Each and every book that I read represents a memory. The Butcher Boy always reminds me of 1999, when I was in my first year of university and reading novels at a voracious rate. I first read it in one sitting on a rainy March day and felt sort of sad when I read the last sentence. I also then read all of McCabe’s work (well nearly, last one was Emerald Germs of Ireland)
The thing is I can relate to McCabe’s novels. Malta is a lot like Ireland ( Catholicism, Jesuits, close community, constant rain – albeit for us May to September is blazing hot) and characters like Francis do definitely exist and have been treated in similar manner.

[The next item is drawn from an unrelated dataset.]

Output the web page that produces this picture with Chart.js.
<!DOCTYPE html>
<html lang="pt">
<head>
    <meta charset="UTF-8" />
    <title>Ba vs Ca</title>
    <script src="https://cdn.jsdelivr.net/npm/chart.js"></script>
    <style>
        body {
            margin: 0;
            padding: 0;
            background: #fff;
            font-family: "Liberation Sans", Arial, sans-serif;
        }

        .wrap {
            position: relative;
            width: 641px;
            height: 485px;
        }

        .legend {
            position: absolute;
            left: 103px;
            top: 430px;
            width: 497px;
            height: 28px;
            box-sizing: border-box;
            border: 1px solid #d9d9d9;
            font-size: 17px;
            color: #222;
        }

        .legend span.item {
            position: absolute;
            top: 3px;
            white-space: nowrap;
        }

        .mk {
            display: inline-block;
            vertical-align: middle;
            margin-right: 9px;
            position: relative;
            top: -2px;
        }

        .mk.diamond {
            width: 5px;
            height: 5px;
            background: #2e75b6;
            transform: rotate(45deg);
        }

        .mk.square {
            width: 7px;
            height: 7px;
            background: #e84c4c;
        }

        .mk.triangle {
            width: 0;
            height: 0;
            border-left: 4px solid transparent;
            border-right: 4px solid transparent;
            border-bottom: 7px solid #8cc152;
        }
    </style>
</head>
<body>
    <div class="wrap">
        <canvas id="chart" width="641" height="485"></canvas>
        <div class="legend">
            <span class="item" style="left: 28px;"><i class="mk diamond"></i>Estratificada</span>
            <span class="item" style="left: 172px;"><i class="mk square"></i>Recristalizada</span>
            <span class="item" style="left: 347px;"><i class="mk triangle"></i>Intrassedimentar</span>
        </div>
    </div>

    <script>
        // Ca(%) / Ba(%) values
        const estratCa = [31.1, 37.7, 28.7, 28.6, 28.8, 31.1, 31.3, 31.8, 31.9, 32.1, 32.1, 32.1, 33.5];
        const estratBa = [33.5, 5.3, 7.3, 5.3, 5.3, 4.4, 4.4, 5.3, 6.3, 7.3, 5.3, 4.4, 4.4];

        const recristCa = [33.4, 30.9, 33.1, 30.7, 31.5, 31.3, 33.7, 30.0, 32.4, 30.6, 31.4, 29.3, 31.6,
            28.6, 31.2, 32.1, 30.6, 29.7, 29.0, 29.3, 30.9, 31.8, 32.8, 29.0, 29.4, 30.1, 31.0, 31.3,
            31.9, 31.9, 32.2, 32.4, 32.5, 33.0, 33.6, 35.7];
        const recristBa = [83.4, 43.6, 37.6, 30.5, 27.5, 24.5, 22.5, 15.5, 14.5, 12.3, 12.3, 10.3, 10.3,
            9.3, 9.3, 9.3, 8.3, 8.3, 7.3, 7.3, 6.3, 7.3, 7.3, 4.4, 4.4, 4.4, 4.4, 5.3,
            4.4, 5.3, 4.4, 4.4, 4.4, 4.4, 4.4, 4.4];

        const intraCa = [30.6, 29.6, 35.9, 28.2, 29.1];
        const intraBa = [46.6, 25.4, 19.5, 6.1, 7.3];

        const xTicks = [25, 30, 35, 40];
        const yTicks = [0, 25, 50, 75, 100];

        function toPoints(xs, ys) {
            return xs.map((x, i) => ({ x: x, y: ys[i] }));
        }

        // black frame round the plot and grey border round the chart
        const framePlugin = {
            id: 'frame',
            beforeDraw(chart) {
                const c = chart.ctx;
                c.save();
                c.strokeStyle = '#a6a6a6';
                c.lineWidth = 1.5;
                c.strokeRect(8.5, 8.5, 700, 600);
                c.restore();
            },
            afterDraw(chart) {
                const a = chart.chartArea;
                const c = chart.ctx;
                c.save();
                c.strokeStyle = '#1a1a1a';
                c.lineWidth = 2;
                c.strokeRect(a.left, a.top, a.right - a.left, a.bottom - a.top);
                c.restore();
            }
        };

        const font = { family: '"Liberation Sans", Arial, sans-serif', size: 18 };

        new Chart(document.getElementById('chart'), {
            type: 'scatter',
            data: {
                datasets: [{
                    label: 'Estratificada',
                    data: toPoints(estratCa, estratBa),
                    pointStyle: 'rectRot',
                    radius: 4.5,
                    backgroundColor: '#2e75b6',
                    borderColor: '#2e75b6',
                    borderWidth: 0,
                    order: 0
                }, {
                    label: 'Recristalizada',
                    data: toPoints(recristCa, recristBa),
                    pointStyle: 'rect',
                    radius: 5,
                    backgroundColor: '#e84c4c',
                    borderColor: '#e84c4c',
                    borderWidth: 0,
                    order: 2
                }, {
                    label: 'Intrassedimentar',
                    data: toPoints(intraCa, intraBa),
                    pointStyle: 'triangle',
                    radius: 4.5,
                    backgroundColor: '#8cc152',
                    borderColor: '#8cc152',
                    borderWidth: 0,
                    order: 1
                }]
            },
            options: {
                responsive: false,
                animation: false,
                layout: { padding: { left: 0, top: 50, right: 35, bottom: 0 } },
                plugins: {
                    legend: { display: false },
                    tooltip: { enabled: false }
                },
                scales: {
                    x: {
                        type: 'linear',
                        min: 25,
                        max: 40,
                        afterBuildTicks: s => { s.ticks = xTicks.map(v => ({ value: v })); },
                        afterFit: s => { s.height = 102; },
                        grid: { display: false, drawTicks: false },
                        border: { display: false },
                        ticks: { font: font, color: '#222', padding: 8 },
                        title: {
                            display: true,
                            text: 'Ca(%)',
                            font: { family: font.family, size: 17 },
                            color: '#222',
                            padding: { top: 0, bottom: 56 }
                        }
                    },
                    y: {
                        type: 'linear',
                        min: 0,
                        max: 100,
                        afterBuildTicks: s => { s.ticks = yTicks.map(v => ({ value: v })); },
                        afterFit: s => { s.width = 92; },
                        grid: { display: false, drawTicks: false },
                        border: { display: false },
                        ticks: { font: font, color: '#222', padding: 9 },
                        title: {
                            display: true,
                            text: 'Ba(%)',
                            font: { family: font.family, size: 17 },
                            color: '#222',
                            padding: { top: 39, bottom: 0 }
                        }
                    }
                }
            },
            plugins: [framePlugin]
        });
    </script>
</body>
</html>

Frances Brady is a product of a bad household, Suicidal mother, alcoholic mother. He’s not very bright either and lives in a state of naivety, thus he is totally unaware of what is happening in his life and spends his days fooling about with his best friend Joe. Although it seems that he spends more time bullying Philip Nugent, a boy who is perfect.
We jump a few years and Frances is now living on his own and a petty thief, but his IQ is still low, when he pays a visit to his father he finds out that his mother has committed suicide, Brady goes insane and breaks into the Nugents household and craps all over their house. As a result he is sent to a correctional institute run by Jesuits. This backfires as well due tot he fact that one Jesuit molests him and Francis is sent back to his village.

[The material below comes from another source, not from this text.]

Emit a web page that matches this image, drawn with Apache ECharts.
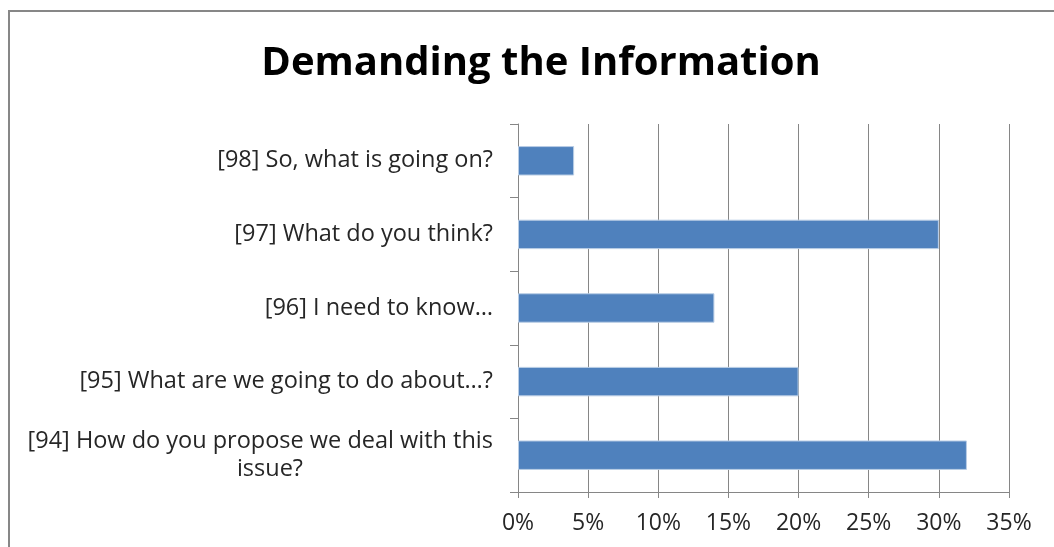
<!DOCTYPE html>
<html>
<head>
<meta charset="utf-8">
<script src="https://cdn.jsdelivr.net/npm/echarts@6/dist/echarts.min.js"></script>
<style>
  html, body { margin: 0; padding: 0; background: #fff; }
  #chart { width: 1054px; height: 547px; }
</style>
</head>
<body>
<div id="chart"></div>
<script>
// Survey responses: share of answers per question (percent)
const categories = [
  '[94] How do you propose we deal with this issue?',
  '[95] What are we going to do about…?',
  '[96] I need to know…',
  '[97] What do you think?',
  '[98] So, what is going on?'
];
const values = [32, 20, 14, 30, 4];
const tickLabels = ['0%', '5%', '10%', '15%', '20%', '25%', '30%', '35%'];

const FONT = '"Open Sans", sans-serif';
const TEXT = '#262626';
const LABEL_SIZE = 23.5;

const chart = echarts.init(document.getElementById('chart'));
chart.setOption({
  animation: false,
  backgroundColor: '#ffffff',
  title: {
    text: 'Demanding the Information',
    left: 536,
    textAlign: 'center',
    top: 39,
    textStyle: { fontFamily: FONT, fontSize: 40, fontWeight: 'bold', color: '#000' }
  },
  graphic: [{
    type: 'rect',
    shape: { x: 9, y: 11, width: 1200, height: 700 },
    style: { fill: 'none', stroke: '#878787', lineWidth: 2 },
    silent: true
  }],
  grid: { left: 518, right: 45, top: 124, bottom: 55, containLabel: false },
  xAxis: {
    type: 'value',
    min: 0,
    max: 35,
    interval: 5,
    axisLine: { show: true, lineStyle: { color: '#868686', width: 1 } },
    axisTick: { show: true, length: 6, lineStyle: { color: '#868686' } },
    splitLine: { show: true, lineStyle: { color: '#868686', width: 1 } },
    axisLabel: {
      margin: 20,
      fontFamily: FONT,
      fontSize: 23,
      color: TEXT,
      formatter: (v) => tickLabels[Math.round(v / 5)]
    }
  },
  yAxis: {
    type: 'category',
    data: categories,
    axisLine: { show: true, lineStyle: { color: '#868686', width: 1 } },
    axisTick: { show: true, length: 8, lineStyle: { color: '#868686' } },
    axisLabel: {
      margin: 25,
      fontFamily: FONT,
      fontSize: LABEL_SIZE,
      color: TEXT,
      lineHeight: 28,
      formatter: (v) => {
        if (v.indexOf('[94]') === 0) {
          return '{a|[94] How do you propose we deal with this}\n{b|issue?}';
        }
        return v;
      },
      rich: {
        a: { fontFamily: FONT, fontSize: LABEL_SIZE, color: TEXT, lineHeight: 28 },
        b: { fontFamily: FONT, fontSize: LABEL_SIZE, color: TEXT, lineHeight: 28, padding: [0, 190, 0, 0] }
      }
    }
  },
  series: [{
    type: 'bar',
    data: values,
    barCategoryGap: '60%',
    itemStyle: { color: '#4F81BD', borderColor: '#b9cde5', borderWidth: 1 }
  }]
});
</script>
</body>
</html>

Now a young adult Brady tries to relive his past life but is finding out that the rest of the town has either a) Matured and b) refuse to associate with him. He does find a job as a butcher but has a lot of rage over this treachery and quietly plans out his revenge.

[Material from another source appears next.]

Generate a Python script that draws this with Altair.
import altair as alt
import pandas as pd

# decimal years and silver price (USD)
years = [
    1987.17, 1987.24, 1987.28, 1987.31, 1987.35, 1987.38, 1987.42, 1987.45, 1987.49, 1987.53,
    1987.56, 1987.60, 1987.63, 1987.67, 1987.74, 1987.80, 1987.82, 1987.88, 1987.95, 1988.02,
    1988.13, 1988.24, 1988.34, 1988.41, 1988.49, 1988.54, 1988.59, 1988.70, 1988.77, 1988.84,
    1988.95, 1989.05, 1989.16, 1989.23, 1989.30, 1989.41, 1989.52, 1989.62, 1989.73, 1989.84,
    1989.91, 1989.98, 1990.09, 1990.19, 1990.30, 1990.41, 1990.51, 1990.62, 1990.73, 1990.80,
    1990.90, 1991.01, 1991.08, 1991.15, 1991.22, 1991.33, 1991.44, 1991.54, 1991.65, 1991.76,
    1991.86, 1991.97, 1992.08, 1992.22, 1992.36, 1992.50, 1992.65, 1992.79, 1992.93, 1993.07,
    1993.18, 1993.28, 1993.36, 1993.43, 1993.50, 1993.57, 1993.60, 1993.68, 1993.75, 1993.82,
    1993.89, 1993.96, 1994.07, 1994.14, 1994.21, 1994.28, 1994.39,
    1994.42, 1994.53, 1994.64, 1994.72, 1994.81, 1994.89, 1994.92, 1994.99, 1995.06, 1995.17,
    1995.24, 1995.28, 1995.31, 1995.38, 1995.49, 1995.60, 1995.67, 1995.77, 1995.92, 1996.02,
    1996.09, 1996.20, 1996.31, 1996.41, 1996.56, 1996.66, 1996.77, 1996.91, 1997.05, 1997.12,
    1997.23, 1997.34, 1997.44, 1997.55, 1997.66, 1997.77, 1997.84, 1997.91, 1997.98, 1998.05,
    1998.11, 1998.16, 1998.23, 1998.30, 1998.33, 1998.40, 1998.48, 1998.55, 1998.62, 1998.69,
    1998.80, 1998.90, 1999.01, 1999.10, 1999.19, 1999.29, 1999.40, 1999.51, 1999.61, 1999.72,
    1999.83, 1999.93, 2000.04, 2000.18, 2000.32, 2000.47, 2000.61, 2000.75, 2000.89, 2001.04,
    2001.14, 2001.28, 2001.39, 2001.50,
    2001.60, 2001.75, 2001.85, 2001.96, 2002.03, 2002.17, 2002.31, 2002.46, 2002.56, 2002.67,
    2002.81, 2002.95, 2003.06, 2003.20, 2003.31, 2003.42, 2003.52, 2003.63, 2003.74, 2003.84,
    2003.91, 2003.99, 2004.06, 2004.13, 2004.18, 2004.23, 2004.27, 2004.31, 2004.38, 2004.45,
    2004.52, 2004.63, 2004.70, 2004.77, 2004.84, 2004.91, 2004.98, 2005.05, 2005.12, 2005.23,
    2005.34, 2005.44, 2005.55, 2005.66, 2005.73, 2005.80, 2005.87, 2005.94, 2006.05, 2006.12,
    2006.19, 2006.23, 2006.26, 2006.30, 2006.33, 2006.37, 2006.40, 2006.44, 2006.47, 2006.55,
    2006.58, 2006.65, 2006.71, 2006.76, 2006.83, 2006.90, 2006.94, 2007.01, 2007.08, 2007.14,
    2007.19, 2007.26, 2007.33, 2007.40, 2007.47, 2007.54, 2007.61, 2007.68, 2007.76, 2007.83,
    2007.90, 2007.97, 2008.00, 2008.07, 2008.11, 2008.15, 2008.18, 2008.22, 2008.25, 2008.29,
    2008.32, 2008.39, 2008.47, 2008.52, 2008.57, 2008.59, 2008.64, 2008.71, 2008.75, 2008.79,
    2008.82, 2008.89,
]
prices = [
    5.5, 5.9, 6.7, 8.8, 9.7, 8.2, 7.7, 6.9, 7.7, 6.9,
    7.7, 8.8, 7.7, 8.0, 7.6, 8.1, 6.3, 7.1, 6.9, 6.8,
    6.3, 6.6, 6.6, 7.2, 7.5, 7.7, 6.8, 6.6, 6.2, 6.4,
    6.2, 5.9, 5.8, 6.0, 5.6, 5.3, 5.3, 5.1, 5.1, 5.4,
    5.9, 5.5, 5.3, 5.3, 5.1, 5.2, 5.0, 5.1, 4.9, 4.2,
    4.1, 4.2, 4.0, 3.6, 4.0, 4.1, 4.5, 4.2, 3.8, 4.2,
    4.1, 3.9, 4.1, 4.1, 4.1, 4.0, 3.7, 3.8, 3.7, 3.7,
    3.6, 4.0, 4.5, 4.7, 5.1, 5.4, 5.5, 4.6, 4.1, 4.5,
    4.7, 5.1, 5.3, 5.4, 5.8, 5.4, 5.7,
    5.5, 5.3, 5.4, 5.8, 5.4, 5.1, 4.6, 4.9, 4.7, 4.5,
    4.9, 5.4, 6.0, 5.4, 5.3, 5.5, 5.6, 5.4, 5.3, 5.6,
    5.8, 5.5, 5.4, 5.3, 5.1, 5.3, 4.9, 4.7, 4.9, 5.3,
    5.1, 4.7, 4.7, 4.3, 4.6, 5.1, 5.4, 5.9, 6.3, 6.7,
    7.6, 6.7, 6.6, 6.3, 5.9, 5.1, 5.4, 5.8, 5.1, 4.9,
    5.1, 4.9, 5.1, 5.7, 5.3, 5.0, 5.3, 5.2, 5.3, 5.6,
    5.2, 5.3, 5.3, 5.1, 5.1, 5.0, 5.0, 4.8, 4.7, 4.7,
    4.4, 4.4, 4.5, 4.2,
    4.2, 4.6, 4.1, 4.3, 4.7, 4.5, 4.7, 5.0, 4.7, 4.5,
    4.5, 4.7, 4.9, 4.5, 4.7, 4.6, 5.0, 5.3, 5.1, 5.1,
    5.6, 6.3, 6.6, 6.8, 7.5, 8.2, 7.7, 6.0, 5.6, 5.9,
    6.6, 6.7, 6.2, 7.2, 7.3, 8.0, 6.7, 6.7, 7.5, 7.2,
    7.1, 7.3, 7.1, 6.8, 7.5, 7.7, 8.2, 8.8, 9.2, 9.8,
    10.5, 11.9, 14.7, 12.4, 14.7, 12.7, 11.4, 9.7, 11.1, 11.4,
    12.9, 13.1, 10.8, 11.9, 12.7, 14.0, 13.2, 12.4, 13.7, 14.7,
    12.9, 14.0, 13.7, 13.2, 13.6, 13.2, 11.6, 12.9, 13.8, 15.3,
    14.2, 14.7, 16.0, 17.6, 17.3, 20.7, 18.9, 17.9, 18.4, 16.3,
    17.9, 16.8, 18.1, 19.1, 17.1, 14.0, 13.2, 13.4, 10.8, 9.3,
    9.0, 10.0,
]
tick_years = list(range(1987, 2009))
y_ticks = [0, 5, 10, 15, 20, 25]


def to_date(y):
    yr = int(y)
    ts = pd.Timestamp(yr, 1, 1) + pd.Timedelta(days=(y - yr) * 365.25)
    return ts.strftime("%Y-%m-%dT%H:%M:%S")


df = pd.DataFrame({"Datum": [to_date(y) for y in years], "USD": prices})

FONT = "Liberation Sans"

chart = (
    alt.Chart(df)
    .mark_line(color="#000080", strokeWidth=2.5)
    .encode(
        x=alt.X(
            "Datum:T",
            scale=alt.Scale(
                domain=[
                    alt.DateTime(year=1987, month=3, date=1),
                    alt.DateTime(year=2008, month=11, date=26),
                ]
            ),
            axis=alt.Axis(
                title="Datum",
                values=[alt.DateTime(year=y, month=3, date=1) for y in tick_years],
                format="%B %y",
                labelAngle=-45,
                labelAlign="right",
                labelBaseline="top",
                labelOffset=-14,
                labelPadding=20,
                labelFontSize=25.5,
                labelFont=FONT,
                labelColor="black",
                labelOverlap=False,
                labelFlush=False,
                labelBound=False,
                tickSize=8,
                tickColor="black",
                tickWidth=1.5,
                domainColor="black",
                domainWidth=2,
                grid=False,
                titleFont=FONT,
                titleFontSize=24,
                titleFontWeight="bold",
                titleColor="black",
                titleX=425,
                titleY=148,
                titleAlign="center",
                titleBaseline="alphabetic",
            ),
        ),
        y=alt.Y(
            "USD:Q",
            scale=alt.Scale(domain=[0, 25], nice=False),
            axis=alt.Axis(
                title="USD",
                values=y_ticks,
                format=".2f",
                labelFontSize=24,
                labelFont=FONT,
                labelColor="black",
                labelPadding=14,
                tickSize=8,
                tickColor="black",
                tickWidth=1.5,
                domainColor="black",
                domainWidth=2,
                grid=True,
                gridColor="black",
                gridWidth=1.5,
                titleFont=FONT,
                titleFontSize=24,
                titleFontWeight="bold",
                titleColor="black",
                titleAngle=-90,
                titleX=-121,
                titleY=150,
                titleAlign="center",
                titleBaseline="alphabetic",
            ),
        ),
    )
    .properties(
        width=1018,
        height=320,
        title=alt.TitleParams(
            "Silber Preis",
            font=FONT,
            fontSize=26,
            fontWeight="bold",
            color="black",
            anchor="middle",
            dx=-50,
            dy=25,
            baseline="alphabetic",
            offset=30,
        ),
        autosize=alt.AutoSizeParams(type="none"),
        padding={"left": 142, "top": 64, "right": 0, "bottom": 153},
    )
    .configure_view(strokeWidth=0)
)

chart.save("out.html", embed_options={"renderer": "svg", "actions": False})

I will not go into the details in how Francis carries out his plan but all I can say that it is the highlight of the novel and is McCabe;s finest piece of writing. It is a great example of how depraved the human mind is in times of stress.
Although I am not a fan of ‘Stream of Conscious’ writing I will definitely make an exception for The Butcher Boy. McCabe tells it like a story and at time a certain musicality emerges out of the book’s pages. Also despite the sordidness of the whole story, there is a lot of fiendishly black humour and at times a certain cartoonishness.
It’s worth checking out Neil Jordan’s adaptation, although not 100% faithful he does capture the spirit of the book. There’s also the added bonus of seeing Sinead O’Connor as the Virgin Mary appearing out of a toilet.